これも穢れを祓う禊から出てきた言葉です、読んで字の如く心を洗い続けることで魂を磨くということを示します。私たちは、生きていると色々なものがこびりついてきます。油汚れのようなものから、埃のようなものから、また或いはシミのようなものまで生活の中で様々な垢が出てきます。

それをそのままにしていたら、本来あった瑞々しい本体を維持していくことが難しくなり自分が一体何ものであったのかすら思い出すこともなくなっていきます。自然のままであったものを不自然にすればするほどに穢れは増えていきます。

この自然のままというのは、元素、エレメント、つまり原始的な火、水、月、土、風などのシンプルなものであればあるほどに「そのまま」です。それを加工すればするほどに不自然になるということです。

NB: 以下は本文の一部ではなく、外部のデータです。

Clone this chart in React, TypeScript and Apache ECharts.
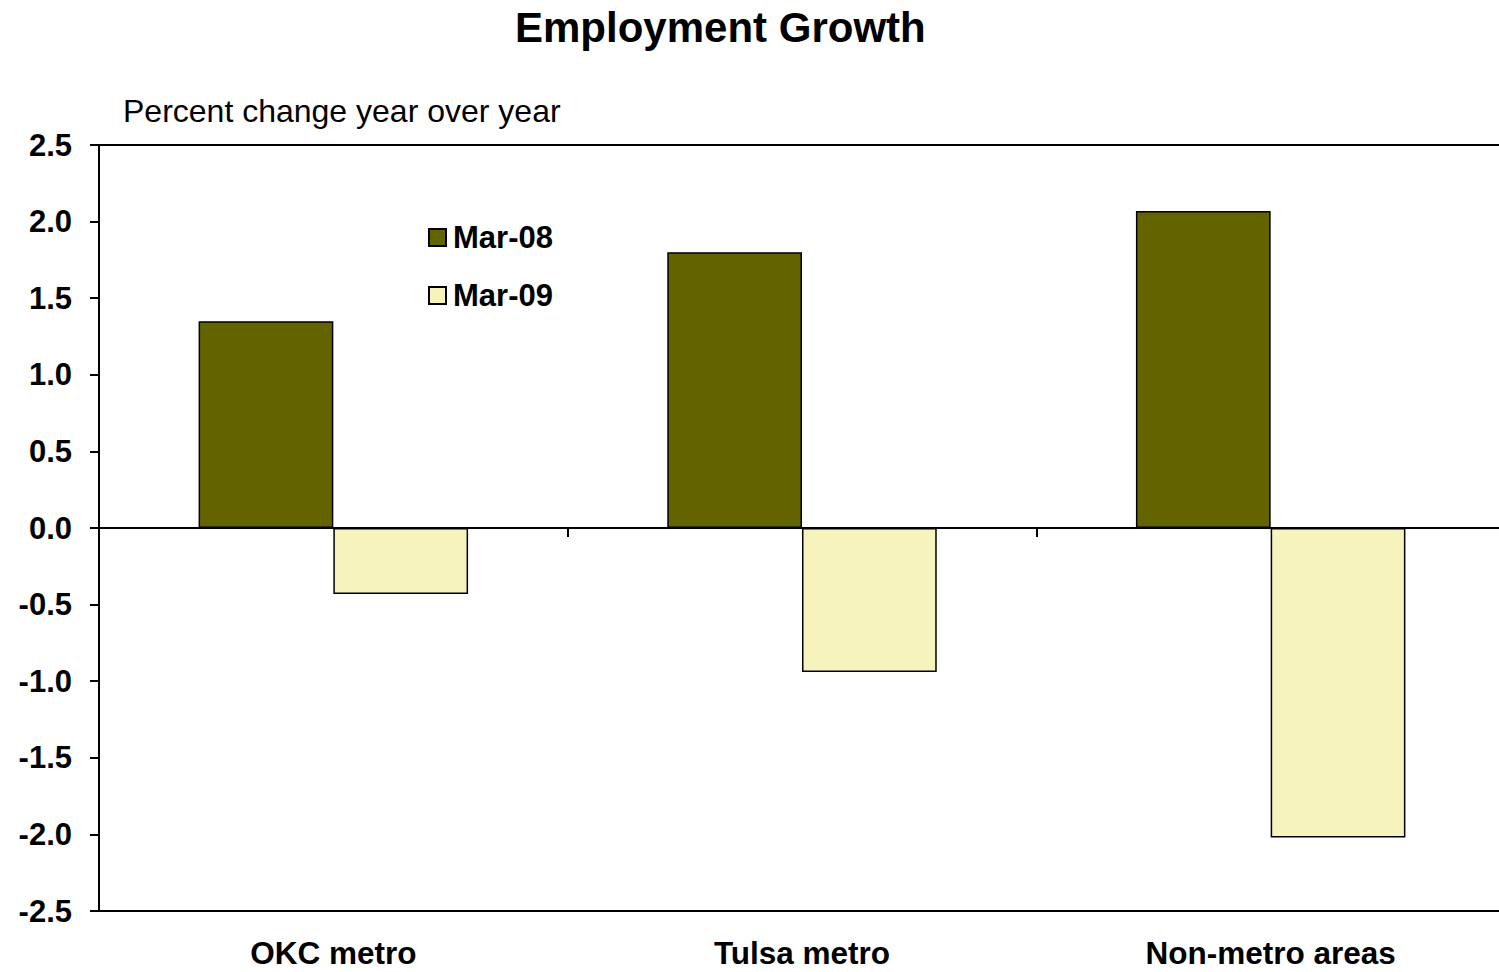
import React, { useEffect, useRef } from "react";
import * as echarts from "echarts";

const categories = ["OKC metro", "Tulsa metro", "Non-metro areas"];
const seriesNames = ["Mar-08", "Mar-09"];
const mar08 = [1.35, 1.8, 2.07];
const mar09 = [-0.43, -0.94, -2.02];
const titleText = "Employment Growth";
const subtitleText = "Percent change year over year";

const FONT = "'Liberation Sans', Arial, sans-serif";

export default function App() {
  const ref = useRef<HTMLDivElement>(null);
  useEffect(() => {
    document.body.style.margin = "0";
    const chart = echarts.init(ref.current!, null, { renderer: "svg" });
    const catAxisBase = {
      type: "category" as const,
      data: categories,
      boundaryGap: true,
    };
    chart.setOption({
      animation: false,
      backgroundColor: "#ffffff",
      textStyle: { fontFamily: FONT },
      title: {
        text: titleText,
        left: 510,
        top: 1,
        textStyle: { fontFamily: FONT, fontWeight: "bold", fontSize: 42, color: "#000" },
      },
      graphic: [
        {
          type: "text",
          left: 123,
          top: 95,
          style: { text: subtitleText, fontFamily: FONT, fontSize: 32, fill: "#000" },
        },
      ],
      legend: {
        orient: "vertical",
        left: 423,
        top: 217,
        itemWidth: 17,
        itemHeight: 17,
        itemGap: 27,
        icon: "rect",
        data: seriesNames,
        textStyle: { fontFamily: FONT, fontWeight: "bold", fontSize: 31, color: "#000", padding: [0, 0, 0, 2] },
      },
      grid: { left: 99, top: 145, right: 0, bottom: 61, containLabel: false },
      xAxis: [
        {
          ...catAxisBase,
          position: "bottom",
          axisLine: { show: true, onZero: false, lineStyle: { color: "#000", width: 2 } },
          axisTick: { show: false },
          axisLabel: {
            interval: 0,
            margin: 29,
            lineHeight: 26,
            fontFamily: FONT,
            fontWeight: "bold",
            fontSize: 31.5,
            color: "#000",
          },
        },
        {
          ...catAxisBase,
          position: "top",
          axisLine: { show: true, onZero: false, lineStyle: { color: "#000", width: 2 } },
          axisTick: { show: false },
          axisLabel: { show: false },
        },
        {
          ...catAxisBase,
          position: "bottom",
          axisLine: { show: true, onZero: true, lineStyle: { color: "#000", width: 2 } },
          axisTick: { show: true, interval: 0, length: 9, lineStyle: { color: "#000", width: 2 } },
          axisLabel: { show: false },
        },
      ],
      yAxis: {
        type: "value",
        min: -2.5,
        max: 2.5,
        interval: 0.5,
        axisLine: { show: true, onZero: false, lineStyle: { color: "#000", width: 2 } },
        axisTick: { show: true, length: 9, lineStyle: { color: "#000", width: 2 } },
        splitLine: { show: false },
        axisLabel: {
          margin: 27,
          formatter: (v: number) => v.toFixed(1),
          fontFamily: FONT,
          fontWeight: "bold",
          fontSize: 31,
          color: "#000",
        },
      },
      series: [
        {
          name: seriesNames[0],
          type: "bar",
          xAxisIndex: 0,
          data: mar08,
          barGap: "0%",
          barCategoryGap: "42.5%",
          itemStyle: { color: "#636300", borderColor: "#000", borderWidth: 1.5 },
        },
        {
          name: seriesNames[1],
          type: "bar",
          xAxisIndex: 0,
          data: mar09,
          barGap: "0%",
          barCategoryGap: "42.5%",
          itemStyle: { color: "#F6F3BD", borderColor: "#000", borderWidth: 1.5 },
        },
      ],
    });
    return () => chart.dispose();
  }, []);
  return (
    <div
      style={{ position: "absolute", left: 0, top: 0, width: 1499, height: 972, overflow: "hidden" }}
    >
      <div ref={ref} style={{ width: 1505, height: 972 }} />
    </div>
  );
}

滾々とわき出てくるような元氣の根源は、常にこの原始的なものと触れているときに活性化するものです。私たちは元氣を失えば、気枯れをおこし、病気になります。心身を病んで精神を痛めてしまえば、まともな暮らしを営んでいくことができません。

古来の先人たちは、常にそのことを意識し穢れを日々に祓うことを大切にしてきました。私も日々の暮らしの中で、火や水、風、土、木をはじめ様々なものを活用してその穢れを祓い元氣を甦生させています。

元氣さを保つというのは、大自然の中に一人、一緒になって存在している感覚を保ち続けることです。現代は大きな刷り込みのシステムがあり、そんなことはいちいち考えないとは思いますが私たちは地球と一人であり、宇宙とも一人です。

地球人、宇宙人であるという意識に先人たちは生きたからこそ神話もあり、星々の運行を直観することもあったのです。非科学的なもの非現実的なものは、現在の常識では非常識な意見とも思われます。しかし実際に、内面の深くに入れば入るほど、潜在意識の奥底に沈めば沈むほどその価値が偉大であることに気づくものです。

私たちは暮らしの中に宗教があり、それを道と呼びました。これは暮らしこそ道であるという意味です。暮らしは文化ですから、文化を生きていれば次第に日本人らしくなっていくのです。日本文化の根源にこの「穢れを祓う」という思想があることに仕合せを感じます。

日本人らしい生き方を実践しながら、子どもたちに元氣の智慧を伝承していきたいと思います。